The Mid-Atlantic Agrability Project (MAAP) is part of a national program sponsored by the USDA that promotes independence of farmers, watermen, loggers and poultry growers who want to continue to farm despite a disabling or health condition.
Agriculture is considered one of the most hazardous occupations in the United States. According to the National Safety Council, annually, there are 850 deaths and 140,000 disabling injuries.
When disability strikes a farm family, everything changes, except perhaps the desire to continue farming. These disabilities may include an amputation, arthritis, chronic back pain, respiratory problems, stress, spinal cord injury and other conditions.
Recognizing that drive and the critical need for farmers, the National AgrAbility Project was established with approval of the 1990 Farm Bill. The goal is to inform, educate and assist farmers and farm workers with disabilities as well as their families, so they can continue to lead successful careers in agriculture and contribute to their families, communities and our nation.

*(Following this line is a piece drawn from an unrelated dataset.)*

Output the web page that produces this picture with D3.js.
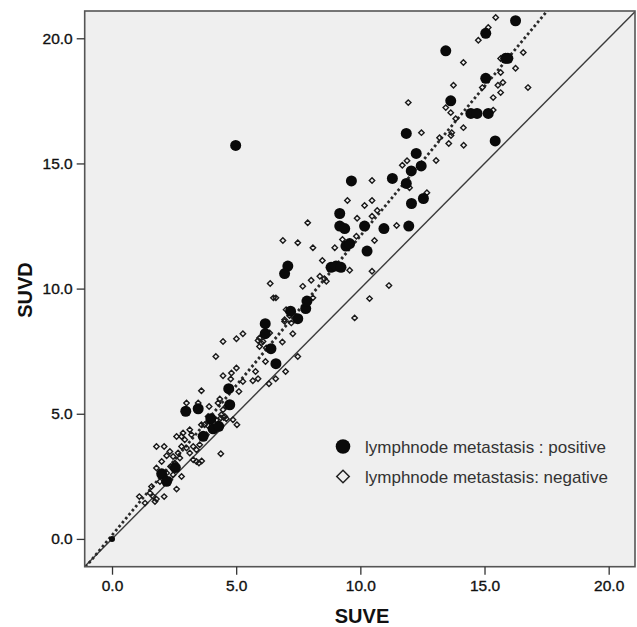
<!DOCTYPE html>
<html lang="en">
<meta charset="utf-8">
<style type="text/css">
  body { margin: 0; background: #fff; }
  svg { display: block; }
  .tick text { font-family: "Liberation Sans", Arial, sans-serif; font-size: 15.5px; font-weight: normal; fill: #111; stroke: #111; stroke-width: 0.35px; }
  .tick line { stroke: #333; stroke-width: 1.3px; }
  .title { font-family: "Liberation Sans", Arial, sans-serif; font-size: 20px; font-weight: bold; fill: #111; }
  .legend text { font-family: "Liberation Sans", Arial, sans-serif; font-size: 17px; fill: #333; }
</style>
<body>
<script src="https://cdn.jsdelivr.net/npm/d3@7"></script>
<script>
// SUVE / SUVD pairs
var positive = [
  [0, 0],
  [2.0, 2.6], [2.2, 2.3], [2.55, 2.85],
  [2.97, 5.1], [3.47, 5.2], [3.67, 4.1], [3.98, 4.8], [4.07, 4.4], [4.3, 4.5], [4.7, 6.0], [4.74, 5.36],
  [4.98, 15.72],
  [6.17, 8.6], [6.17, 8.2], [6.4, 7.6], [6.6, 7.0],
  [7.08, 10.9], [6.95, 10.6], [7.19, 9.1], [7.48, 8.8], [7.8, 9.2], [7.85, 9.5],
  [8.82, 10.85], [9.02, 10.9], [9.22, 10.85],
  [9.17, 13.0], [9.17, 12.5], [9.37, 12.4], [9.42, 11.7], [9.57, 11.8], [9.64, 14.3],
  [10.17, 12.5], [10.27, 11.5], [10.95, 12.4], [11.29, 14.4], [11.85, 14.2], [11.85, 16.2],
  [11.95, 12.5], [12.05, 14.7], [12.06, 13.4], [12.25, 15.4], [12.45, 14.9], [12.54, 13.6],
  [13.44, 19.5], [13.64, 17.5], [14.45, 17.0], [14.7, 17.0], [15.15, 17.0], [15.05, 18.4],
  [15.43, 15.9], [15.05, 20.2], [15.85, 19.2], [15.94, 19.2], [16.25, 20.7]
];

var negative = [
  [15.45, 20.83], [15.15, 20.43], [14.75, 19.92], [14.15, 19.03], [16.56, 19.43], [15.65, 19.19],
  [16.25, 18.8], [15.65, 18.63], [13.75, 18.12], [15.74, 18.23], [15.54, 18.12], [14.91, 18.03],
  [16.75, 18.03], [15.65, 17.83], [15.35, 17.63], [13.44, 17.23], [13.64, 17.03], [15.35, 17.13],
  [13.84, 16.79], [14.15, 16.43], [13.68, 16.23],
  [11.93, 17.43], [14.16, 15.73], [13.65, 16.12], [13.56, 15.8], [13.19, 16.03], [12.46, 16.23],
  [13.05, 15.12], [11.69, 14.93], [11.88, 15.11], [11.98, 14.03], [10.47, 14.32], [12.68, 13.83],
  [9.48, 13.52], [10.17, 13.32], [10.47, 13.52], [10.68, 13.12], [9.87, 12.81], [10.47, 12.89],
  [11.46, 12.52], [10.57, 11.92], [8.97, 11.63], [8.47, 11.12], [9.57, 10.73], [10.47, 10.69],
  [11.15, 10.12], [10.37, 9.6], [9.77, 8.83], [8.37, 10.49], [8.63, 10.29], [9.28, 11.96], [9.84, 12.09],
  [7.88, 12.63], [6.88, 11.92], [7.48, 11.83], [8.09, 11.63], [6.37, 10.2], [7.68, 10.09],
  [8.02, 10.33], [8.55, 10.39], [6.5, 9.63], [6.6, 9.63], [8.09, 9.63],
  [7.01, 9.16], [7.15, 8.92], [6.95, 8.69], [7.22, 8.63], [6.35, 8.23], [6.08, 7.89], [5.94, 8.03],
  [5.27, 8.2], [5.01, 8.0], [4.47, 7.89], [4.18, 7.29], [5.88, 7.93], [6.01, 7.83], [5.94, 7.69],
  [6.21, 7.63], [6.18, 7.09], [5.78, 6.69], [5.67, 6.32], [5.88, 6.4], [6.32, 6.2], [6.59, 6.4],
  [5.01, 6.83], [4.81, 6.63], [4.47, 6.52], [4.78, 6.39], [5.27, 6.29], [5.11, 5.89], [3.6, 5.92],
  [3.0, 5.43], [3.47, 5.43], [4.34, 5.59], [4.27, 5.43], [3.91, 5.29], [4.47, 5.16], [4.4, 4.96],
  [4.54, 4.89], [3.87, 4.89], [4.87, 4.76], [5.03, 4.56], [4.0, 4.43], [3.8, 4.16], [3.6, 4.56],
  [4.38, 4.83], [3.13, 4.36], [2.86, 4.23], [3.2, 4.16],
  [6.86, 7.87], [6.99, 6.69], [7.28, 8.2], [7.48, 7.29], [6.95, 8.76],
  [2.6, 4.09], [2.8, 4.09], [2.93, 3.96], [2.8, 3.69], [3.27, 3.69], [3.4, 3.56], [1.79, 3.69],
  [2.1, 3.69], [2.0, 3.09], [2.33, 3.49], [2.46, 3.29], [2.2, 3.32], [2.66, 3.43], [2.73, 3.23],
  [3.0, 3.63], [3.13, 3.43], [3.27, 3.16], [3.4, 3.09], [3.5, 3.03], [4.38, 3.4], [2.8, 2.49],
  [2.6, 1.99], [2.1, 1.69], [1.79, 2.83], [1.1, 1.69], [1.33, 1.43], [1.53, 1.83], [1.59, 2.09],
  [1.66, 1.69], [1.73, 1.49], [1.79, 1.59], [1.93, 2.29], [2.13, 2.43], [2.2, 2.63], [2.33, 2.36],
  [2.46, 2.56], [2.36, 2.89], [2.53, 3.03], [4.07, 4.83], [4.18, 4.49], [3.87, 4.52], [3.73, 4.56],
  [3.53, 3.76], [3.61, 3.11], [4.2, 4.75], [4.5, 4.85], [4.6, 4.8], [4.6, 5.3]
];

var ticks = [0, 5, 10, 15, 20];
var fitLine = { intercept: 0.15, slope: 1.195 };
var legendLabels = ["lymphnode metastasis : positive", "lymphnode metastasis: negative"];

var width = 637, height = 627;
var plotLeft = 84.7, plotTop = 11, plotRight = 635, plotBottom = 566.7;

var svg = d3.select("body").append("svg")
    .attr("width", width)
    .attr("height", height);

var x = d3.scaleLinear().domain([-1.1, 21.06]).range([plotLeft, plotRight]);
var y = d3.scaleLinear().domain([-1.11, 21.09]).range([plotBottom, plotTop]);

svg.append("defs").append("clipPath").attr("id", "plotclip")
    .append("rect")
    .attr("x", plotLeft).attr("y", plotTop)
    .attr("width", plotRight - plotLeft).attr("height", plotBottom - plotTop);

// plot background
svg.append("rect")
    .attr("x", plotLeft).attr("y", plotTop)
    .attr("width", plotRight - plotLeft).attr("height", plotBottom - plotTop)
    .attr("fill", "#efefef");

var plot = svg.append("g").attr("clip-path", "url(#plotclip)");

// identity line
plot.append("line")
    .attr("x1", x(-1.1)).attr("y1", y(-1.1))
    .attr("x2", x(21.06)).attr("y2", y(21.06))
    .attr("stroke", "#3a3a3a")
    .attr("stroke-width", 1.4);

// regression line (dotted)
plot.append("line")
    .attr("x1", x(-1.2)).attr("y1", y(fitLine.intercept + fitLine.slope * -1.2))
    .attr("x2", x(18)).attr("y2", y(fitLine.intercept + fitLine.slope * 18))
    .attr("stroke", "#2a2a2a")
    .attr("stroke-width", 2.8)
    .attr("stroke-dasharray", "2.6,2.6");

var diamond = d3.symbol().type(d3.symbolDiamond2).size(19);

plot.selectAll(".neg")
    .data(negative)
    .enter().append("path")
    .attr("class", "neg")
    .attr("d", diamond)
    .attr("transform", function (d) { return "translate(" + x(d[0]) + "," + y(d[1]) + ")"; })
    .attr("fill", "none")
    .attr("stroke", "#1a1a1a")
    .attr("stroke-width", 1.4);

plot.selectAll(".pos")
    .data(positive)
    .enter().append("circle")
    .attr("class", "pos")
    .attr("cx", function (d) { return x(d[0]); })
    .attr("cy", function (d) { return y(d[1]); })
    .attr("r", function (d) { return d[0] === 0 ? 3 : 5.5; })
    .attr("fill", "#0a0a0a");

// frame
svg.append("rect")
    .attr("x", plotLeft).attr("y", plotTop)
    .attr("width", plotRight - plotLeft).attr("height", plotBottom - plotTop)
    .attr("fill", "none")
    .attr("stroke", "#555")
    .attr("stroke-width", 1.6);

var fmt = d3.format(".1f");

var xAxis = svg.append("g")
    .attr("transform", "translate(0," + plotBottom + ")")
    .call(d3.axisBottom(x).tickValues(ticks).tickFormat(fmt).tickSize(8).tickSizeOuter(0).tickPadding(5));
xAxis.select(".domain").remove();

var yAxis = svg.append("g")
    .attr("transform", "translate(" + plotLeft + ",0)")
    .call(d3.axisLeft(y).tickValues(ticks).tickFormat(fmt).tickSize(8).tickSizeOuter(0).tickPadding(4));
yAxis.select(".domain").remove();

svg.append("text")
    .attr("class", "title")
    .attr("x", 362).attr("y", 623)
    .attr("text-anchor", "middle")
    .text("SUVE");

svg.append("text")
    .attr("class", "title")
    .attr("transform", "translate(32,290) rotate(-90)")
    .attr("text-anchor", "middle")
    .text("SUVD");

// legend
var legend = svg.append("g").attr("class", "legend");
legend.append("circle")
    .attr("cx", 343).attr("cy", 446.5).attr("r", 7.3)
    .attr("fill", "#0a0a0a");
legend.append("path")
    .attr("d", d3.symbol().type(d3.symbolDiamond2).size(100))
    .attr("transform", "translate(343,476.5)")
    .attr("fill", "none")
    .attr("stroke", "#222")
    .attr("stroke-width", 1.5);
legend.selectAll("text")
    .data(legendLabels)
    .enter().append("text")
    .attr("x", 365)
    .attr("y", function (d, i) { return 452.5 + i * 30; })
    .text(function (d) { return d; });
</script>
</body>
</html>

Though farming is physically demanding, modern technology can make it possible for a farmer with a physical limitation or health condition to stay on the farm and keep working. ArgAbility can make it happen by:
- Assessing the workplace
- Recommending equipment modifications
- Loaning assistive technologies and equipment
- Referring families to local service providers
- Identifying funding sources
- And much more
The Mid-Atlantic AgrAbility Project brings together experts and many partners to provide services, education, and support for farmers and their families. Currently we have support from the University of Delaware, University of Maryland and Rutgers University in collaboration with several non-profit disability and health organizations and over 25 associate partners who are assisting us in supporting farmers.